End-to-End Anti-Backdoor Learning on Images and Time Series
Yujing Jiang, Xingjun Ma, Sarah Monazam Erfani, Yige Li, James Bailey
TL;DR
This work tackles the threat of backdoor attacks in deep neural networks for both image and time-series data by introducing End-to-End Anti-Backdoor Learning (E2ABL). E2ABL adds a second head attached to shallow layers to detect backdoor signals and cleanse poisoned samples during training, coupled with a true class recovery step to rectify labels. Across nine attacks and multiple datasets, E2ABL achieves higher clean accuracy and lower attack success rates than strong baselines, demonstrating robust, end-to-end defense without prior knowledge of the attack. The approach offers a practical, scalable baseline for secure training on poisoned data in real-world, safety-critical applications.
Abstract
Backdoor attacks present a substantial security concern for deep learning models, especially those utilized in applications critical to safety and security.
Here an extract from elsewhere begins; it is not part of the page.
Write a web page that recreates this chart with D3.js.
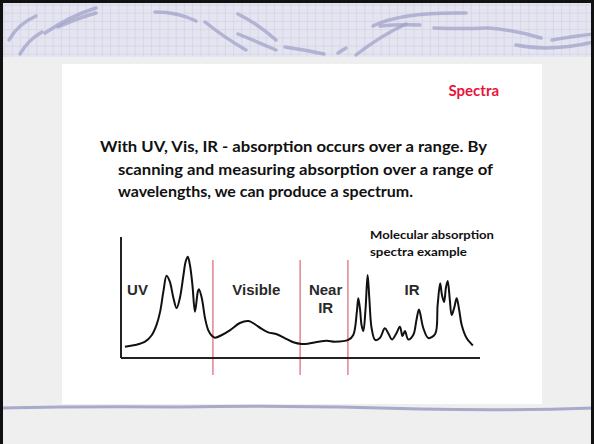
<!DOCTYPE html>
<html>
<head>
<meta charset="utf-8">
<script src="https://cdn.jsdelivr.net/npm/d3@7"></script>
<style>
  body { margin: 0; background: #fff; }
  svg { display: block; }
</style>
</head>
<body>
<section></section>
<script>
// spectrum: wavelength (0-100, arbitrary) vs absorbance (0-100)
const wavelength = [1.1, 3.9, 6.7, 8.6, 9.9, 10.9, 11.8, 12.7, 13.6, 14.6, 15.5, 16.4, 17.4, 18.0, 18.6, 19.2, 19.9, 20.6, 21.4, 21.7, 22.5, 23.4, 24.3, 25.3, 26.2, 28.1, 30.4, 33.1, 35.5, 37.3, 39.2, 41.0, 43.4, 45.7, 48.0, 50.3, 52.6, 55.0, 57.3, 59.6, 63.3, 64.7, 65.7, 66.1, 66.6, 67.0, 67.5, 68.1, 68.7, 69.2, 69.8, 70.8, 72.1, 73.5, 74.4, 75.5, 76.6, 77.7, 78.4, 79.1, 80.0, 81.4, 82.3, 83.0, 84.2, 85.6, 87.5, 88.2, 88.9, 89.4, 90.0, 90.5, 91.0, 91.6, 92.1, 92.8, 93.5, 94.2, 94.9, 96.3, 97.7, 98.0];
const absorbance = [9.3, 10.7, 13.5, 19.0, 27.3, 38.3, 54.8, 68.0, 63.1, 49.6, 41.3, 49.6, 68.6, 79.6, 83.7, 76.9, 60.3, 38.3, 54.8, 56.8, 49.6, 33.1, 23.1, 18.4, 16.8, 19.0, 23.1, 28.9, 30.6, 27.9, 24.0, 21.2, 19.6, 16.3, 13.0, 11.6, 12.1, 13.5, 14.3, 13.5, 14.9, 19.0, 38.3, 49.3, 39.7, 27.3, 22.3, 39.7, 68.6, 47.9, 24.8, 14.9, 16.5, 24.5, 20.7, 15.3, 19.8, 25.9, 18.2, 22.3, 15.3, 19.0, 31.4, 40.1, 24.8, 16.5, 19.8, 43.8, 61.7, 52.1, 46.3, 57.9, 63.6, 47.9, 35.5, 41.3, 49.3, 39.7, 27.3, 16.3, 11.3, 10.3];

// region boundaries (red lines) and region labels
const boundaries = [25.6, 49.9, 63.2];
const regionLabels = [
  { lines: ['UV'], x: 1.7 },
  { lines: ['Visible'], x: 31 },
  { lines: ['Near', 'IR'], x: 57 },
  { lines: ['IR'], x: 79 }
];

const title = 'Spectra';
const bodyLines = [
  'With UV, Vis, IR - absorption occurs over a range.  By',
  'scanning and measuring absorption over a range of',
  'wavelengths, we can produce a spectrum.'
];
const noteLines = ['Molecular absorption', 'spectra example'];

const W = 594, H = 444;
const svg = d3.select('section')
  .append('svg')
  .attr('width', W)
  .attr('height', H);

// slide background
svg.append('rect').attr('width', W).attr('height', H).attr('fill', '#efeff0');

// header band with grid
const head = svg.append('g');
head.append('rect').attr('x', 0).attr('y', 0).attr('width', W).attr('height', 57).attr('fill', '#e5e5f1');
d3.range(4, W, 8.2).forEach(x => head.append('line')
  .attr('x1', x).attr('x2', x).attr('y1', 0).attr('y2', 57)
  .attr('stroke', '#d3d3e6').attr('stroke-width', 0.8));
d3.range(5, 57, 8.2).forEach(y => head.append('line')
  .attr('x1', 0).attr('x2', W).attr('y1', y).attr('y2', y)
  .attr('stroke', '#d3d3e6').attr('stroke-width', 0.8));

const swooshes = [
  'M9,40 Q18,24 36,16', 'M20,54 Q28,40 42,32', 'M45,33 Q70,16 96,8', 'M58,27 Q78,18 96,13',
  'M155,12 Q178,12 196,21', 'M205,22 Q225,38 246,50', 'M238,14 Q258,24 276,40', 'M238,34 Q258,42 276,50',
  'M285,47 Q305,50 324,54', 'M338,53 L346,48', 'M356,55 Q380,36 406,24', 'M373,26 Q400,12 466,13',
  'M380,26 Q400,24 420,25', 'M434,28 Q460,29 486,28', 'M488,28 Q515,30 541,38', 'M516,45 Q550,52 594,42', 'M552,40 Q575,36 594,34'
];
head.selectAll('path.sw')
  .data(swooshes)
  .enter()
  .append('path')
  .attr('class', 'sw')
  .attr('d', d => d)
  .attr('fill', 'none')
  .attr('stroke', '#a2a2c8')
  .attr('stroke-width', 3.5)
  .attr('stroke-linecap', 'round')
  .attr('opacity', 0.75);

// white content panel
svg.append('rect').attr('x', 62).attr('y', 64).attr('width', 480).attr('height', 340).attr('fill', '#fff');

// bottom rule
svg.append('path')
  .attr('d', 'M0,408 Q90,406 180,407 Q300,405 420,409 Q510,411 594,408')
  .attr('fill', 'none').attr('stroke', '#a9a9cb').attr('stroke-width', 3);

// frame
svg.append('rect').attr('x', 1.5).attr('y', 1.5).attr('width', W - 3).attr('height', H + 4)
  .attr('fill', 'none').attr('stroke', '#111').attr('stroke-width', 3);

// title
svg.append('text')
  .attr('x', 499).attr('y', 96)
  .attr('text-anchor', 'end')
  .attr('font-family', 'Lato, sans-serif')
  .attr('font-weight', 'bold')
  .attr('font-size', 15)
  .attr('fill', '#e8143c')
  .text(title);

// body text
const bodyX = [100, 118, 118];
const bodyY = [152, 175, 197];
const bodyLen = [387, 375, 295];
bodyLines.forEach((t, i) => svg.append('text')
  .attr('x', bodyX[i]).attr('y', bodyY[i])
  .attr('font-family', 'Lato, sans-serif')
  .attr('font-weight', 'bold')
  .attr('font-size', 14.5)
  .attr('fill', '#111')
  .attr('textLength', bodyLen[i])
  .attr('lengthAdjust', 'spacingAndGlyphs')
  .text(t));

// chart
const xscale = d3.scaleLinear().domain([0, 100]).range([121, 480]);
const yscale = d3.scaleLinear().domain([0, 100]).range([358, 237]);

const chart = svg.append('g');

chart.selectAll('.boundary')
  .data(boundaries)
  .enter()
  .append('line')
  .attr('class', 'boundary')
  .attr('x1', d => xscale(d)).attr('x2', d => xscale(d))
  .attr('y1', yscale(81)).attr('y2', yscale(-14))
  .attr('stroke', '#e48a98')
  .attr('stroke-width', 1.6);

chart.append('line')
  .attr('x1', xscale(0)).attr('x2', xscale(100))
  .attr('y1', yscale(0)).attr('y2', yscale(0))
  .attr('stroke', '#222').attr('stroke-width', 2);
chart.append('line')
  .attr('x1', xscale(0)).attr('x2', xscale(0))
  .attr('y1', yscale(0)).attr('y2', yscale(100))
  .attr('stroke', '#222').attr('stroke-width', 2);

const points = wavelength.map((w, i) => [w, absorbance[i]]);
const line = d3.line()
  .x(d => xscale(d[0]))
  .y(d => yscale(d[1]))
  .curve(d3.curveCatmullRom.alpha(0.5));
chart.append('path')
  .datum(points)
  .attr('d', line)
  .attr('fill', 'none')
  .attr('stroke', '#111')
  .attr('stroke-width', 2)
  .attr('stroke-linejoin', 'round');

regionLabels.forEach(r => {
  r.lines.forEach((t, j) => chart.append('text')
    .attr('x', xscale(r.x))
    .attr('y', yscale(52) + j * 18)
    .attr('text-anchor', r.lines.length > 1 ? 'middle' : 'start')
    .attr('font-family', 'Liberation Sans, Arial, sans-serif')
    .attr('font-weight', 'bold')
    .attr('font-size', 15)
    .attr('fill', '#2a2a2a')
    .text(t));
});

const noteLen = [124, 97];
noteLines.forEach((t, i) => chart.append('text')
  .attr('x', 370).attr('y', 239 + i * 17)
  .attr('font-family', 'Lato, sans-serif')
  .attr('font-weight', 'bold')
  .attr('font-size', 12)
  .attr('fill', '#111')
  .attr('textLength', noteLen[i])
  .attr('lengthAdjust', 'spacingAndGlyphs')
  .text(t));
</script>
</body>
</html>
These attacks manipulate model behavior by embedding a hidden trigger during the training phase, allowing unauthorized control over the model's output during inference time. Although numerous defenses exist for image classification models, there is a conspicuous absence of defenses tailored for time series data, as well as an end-to-end solution capable of training clean models on poisoned data. To address this gap, this paper builds upon Anti-Backdoor Learning (ABL) and introduces an innovative method, End-to-End Anti-Backdoor Learning (E2ABL), for robust training against backdoor attacks. Unlike the original ABL, which employs a two-stage training procedure, E2ABL accomplishes end-to-end training through an additional classification head linked to the shallow layers of a Deep Neural Network (DNN). This secondary head actively identifies potential backdoor triggers, allowing the model to dynamically cleanse these samples and their corresponding labels during training. Our experiments reveal that E2ABL significantly improves on existing defenses and is effective against a broad range of backdoor attacks in both image and time series domains.